On May 27, a PIL was filed over malpractices adopted by BMC while giving contracts for building Hancock bridge and others. File pic
Justices Shantanu Kemkar and Makarand Karnik cancelled the contracts of J Kumar Infra Projects Limited and RPS Infra Projects. The HC said, “Though the works were of an emergency nature, BMC cannot be allowed to stand against the larger public interest and give contracts in an illegal and irrational manner. It seems that BMC officers delayed the suspension and cancellation of registration of the contractors, just to award them the contracts.”
On May 27, Jayshree Pandey, had filed a PIL regarding the malpractices adopted by BMC while giving contracts for building Hancock bridge, Byculla bridge, a bridge across Mithi River at Dharavi, Yari Road bridge and Lokhandwala back road and at Vikhroli station, roughly costing around Rs 110 crore.
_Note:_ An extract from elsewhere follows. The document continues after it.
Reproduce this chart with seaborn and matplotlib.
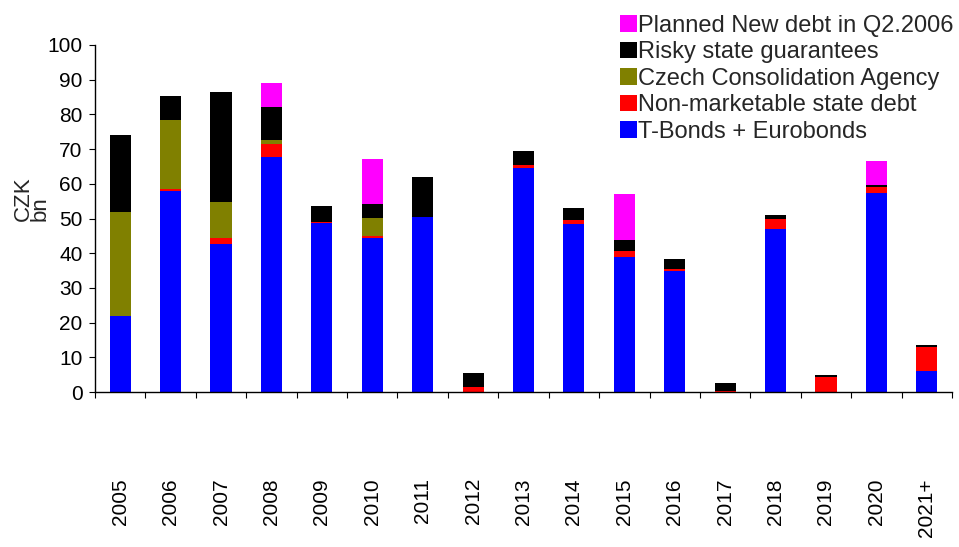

She claimed that BMC had awarded them the contracts again on April 27 via the standing committee, despite starting a blacklisting process against the contractors and registering a FIR for cheating the civic body to the tune of R14 crore.
BMC’s counsel Anil Sakhare had argued that BMC was right in awarding the contracts as they were not suspended, nor blacklisted and had rights to participate in the tender processing. “Though an FIR was registered against them on April 25, they were handed work on April 27 and the show cause notice to blacklist them was issued only on May 16. The process had started then only,” Sakhare said.
Meanwhile, Mihir Desai, who was appointed as the amicus curiae in the case by High Court, had told the court that BMC’s decision to award the contracts was taken in haste. “BMC is working against public interest only to favour contractors. It could have been better if it could have not allotted contracts to them instead of hurriedly giving them contracts,” Desai had pointed out to the court.
The contractors, through senior counsel Aspi Chinoy, had also said, “They cannot be barred from taking part in the tender allotment process as they were not blacklisted during the time of allotting the contracts and they were all credible players in the field and the samples taken by BMC were all behind their back.”
The petitioner had claimed the show cause was purposely delayed by BMC just to make sure that contractors can take part in the tender processing. Meanwhile, BMC claimed that a show cause notice can be issued only after some thinking.